Não se fazendo a história sem personagens, outra parte da obra é construída sobre perfis de 52 nomes ligados a Setúbal durante este século e meio ou sobre os quais houve eventos neste mesmo tempo. Por aqui passam nomes indiscutivelmente conhecidos e divulgados, associados a outros sobre os quais haverá menos conhecimento - Agostinho da Cruz, Américo Ribeiro, António José Baptista, António Maria Eusébio, Bocage, Francisco Paula Borba ou Jacinto João, entre outros, levam-nos à redescoberta, assim como Agripino Maia, António Joaquim de Melo, Armando de Medeiros, Mendes Dordio, José Augusto Coelho, José Bernardo ou Maria Emília Barradas, entre muitos outros, chamam à descoberta. De personagens se fala também num outro capítulo com notícias avulsas, coleccionadas a partir de 1855, tendo como protagonista o cidadão comum e as suas vivências do quotidiano, imagens do que a cidade foi também nas histórias que muitas vezes se não contam.
Finalmente, o jornal e a sua história, porque o leitor deve conhecer esta figura que lhe traz as notícias e as caras todos os dias, surgem num capítulo que contextualiza o tempo em que o jornal se criou e em que são lembradas as várias fases por que passou (por vezes interrompidas por acontecimentos políticos, razões económicas, situações de contexto) e num outro em que são visitadas algumas páginas que tiveram continuidade (das várias possíveis), normalmente ligadas à cultura ou ao pensamento.

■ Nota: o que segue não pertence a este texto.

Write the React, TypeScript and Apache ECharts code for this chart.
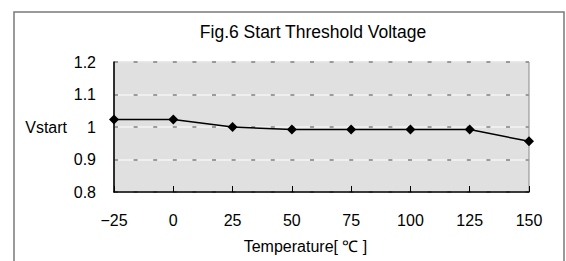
import React, { useEffect, useRef } from "react";
import * as echarts from "echarts";

const temperatures = [-25, 0, 25, 50, 75, 100, 125, 150];
const vstart = [1.023, 1.023, 1.0, 0.992, 0.992, 0.992, 0.992, 0.956];
const titleText = "Fig.6 Start Threshold Voltage";
const xName = "Temperature[ ℃ ]";
const yName = "Vstart";

const FONT = "'Liberation Sans', Arial, sans-serif";

export default function App() {
  const ref = useRef<HTMLDivElement>(null);
  useEffect(() => {
    document.body.style.margin = "0";
    const chart = echarts.init(ref.current!, null, { renderer: "svg" });
    const data = temperatures.map((t, i) => [t, vstart[i]]);
    chart.setOption({
      animation: false,
      backgroundColor: "#ffffff",
      textStyle: { fontFamily: FONT },
      title: {
        text: titleText,
        left: 308,
        textAlign: "center",
        top: 18,
        textStyle: { fontFamily: FONT, fontSize: 17.5, fontWeight: "normal", color: "#000" },
      },
      graphic: [
        {
          type: "rect",
          shape: { x: 14, y: 12, width: 550, height: 270 },
          style: { fill: "none", stroke: "#7a7a7a", lineWidth: 1.5 },
          z: -1,
        },
      ],
      grid: {
        left: 114,
        right: 37,
        top: 62,
        bottom: 69,
        show: true,
        backgroundColor: "#e0e0e0",
        borderColor: "#8a8a8a",
        borderWidth: 1,
      },
      xAxis: {
        type: "value",
        min: -25,
        max: 150,
        interval: 25,
        name: xName,
        nameLocation: "middle",
        nameGap: 46,
        nameTextStyle: { fontFamily: FONT, fontSize: 16, color: "#000", padding: [0, 32, 0, 0] },
        axisLine: { show: true, onZero: false, lineStyle: { color: "#000", width: 1.5 } },
        axisTick: { show: true, inside: true, length: 6, lineStyle: { color: "#000" } },
        axisLabel: {
          fontFamily: FONT,
          fontSize: 16,
          color: "#000",
          margin: 20,
          formatter: (v: number) => String(v).replace("-", "\u2212"),
        },
        splitLine: { show: false },
      },
      yAxis: [
        {
          type: "value",
          min: 0.8,
          max: 1.2,
          interval: 0.1,
          name: yName,
          nameLocation: "middle",
          nameRotate: 0,
          nameGap: 47,
          nameTextStyle: { fontFamily: FONT, fontSize: 16, color: "#000", align: "right" },
          axisLine: { show: true, onZero: false, lineStyle: { color: "#000", width: 1.5 } },
          axisTick: { show: false },
          axisLabel: {
            fontFamily: FONT,
            fontSize: 16,
            color: "#000",
            margin: 18,
            formatter: (v: number) => String(Math.round(v * 10) / 10),
          },
          splitLine: { show: true, lineStyle: { color: "#f4f4f4", width: 1.5 } },
        },
        {
          type: "value",
          min: 0.8,
          max: 1.2,
          interval: 0.1,
          axisLine: { show: false, onZero: false },
          axisTick: { show: false },
          axisLabel: { show: false },
          splitLine: {
            show: true,
            lineStyle: { color: "#808080", width: 1.5, type: [4, 15.6] },
          },
        },
      ],
      series: [
        {
          type: "line",
          data,
          yAxisIndex: 0,
          symbol: "diamond",
          symbolSize: 10,
          lineStyle: { color: "#000", width: 1.5 },
          itemStyle: { color: "#000" },
          z: 5,
        },
      ],
    });
    return () => chart.dispose();
  }, []);
  return <div ref={ref} style={{ width: 566, height: 261 }} />;
}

Ao ter este livro uma mensagem de saudação do Presidente da República (e sabemos como Marcelo Rebelo de Sousa sempre foi ligado aos jornais), ele acaba por ser também uma homenagem à própria história da imprensa sadina e a todos aqueles que sistematicamente a fazem para garantir a opinião como um dos elementos-base da democracia. Este é, aliás, um dos aspectos pensado por Viriato Soromenho-Marques no texto introdutório, ao referir a necessidade de o homem “olhar criticamente o quotidiano de uma cidade”, depois de evocar uma interessante e feliz citação hegeliana - “a leitura dos jornais é a oração matinal do homem atento à realidade.”